A View From The Handbasket

Friday, February 24, 2006
Enforced obsolescence
Posted by neros_fiddle at 12:20 PM


It's now official -- most of the HDTVs in homes today won't be able to display the new HD disc formats in HD.

[T]he new players won't output a full-HD signal from their component-video connections, since those jacks are analog instead of digital and thus have no copy protection. The "down-rezzed" signals will be limited to a resolution of 960 x 540 pixels — exactly one-quarter the 1,920 x 1,080 pixels that you'll get through the copy-protected digital connectors on the players.


And here's the punchline:

And the sun will set on analog video for good after Dec. 31, 2013, when AACS-licensed players can't be made or sold with any analog video outputs, including the familiar yellow composite-video jack.
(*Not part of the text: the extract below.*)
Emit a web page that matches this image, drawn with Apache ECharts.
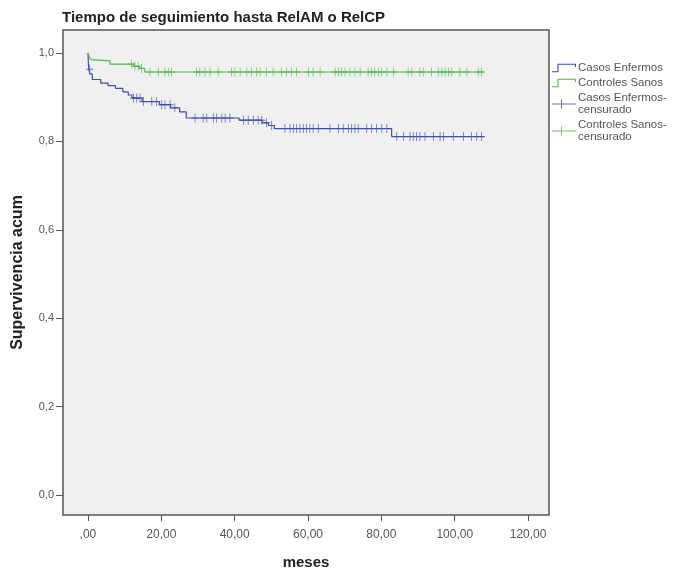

So not only are the content providers/hardware manufacturers (which are now the same conglomerates, which is a big part of the problem) sending consumers away in droves with a ridiculous format war, but they're also making sure the majority of HDTV owners have no incentive to upgrade (960x540 is practically the same as 720x480 DVD). Which means the only people who would be interested in these new players and discs would be a minority of an already tiny minority (HDTV owners themselves). Plus, new players will not work with *any* analog-only televisions (which are still being sold by the millions) in eight years.

Now there's a marketing plan sure to show up in textbooks 20 years from now.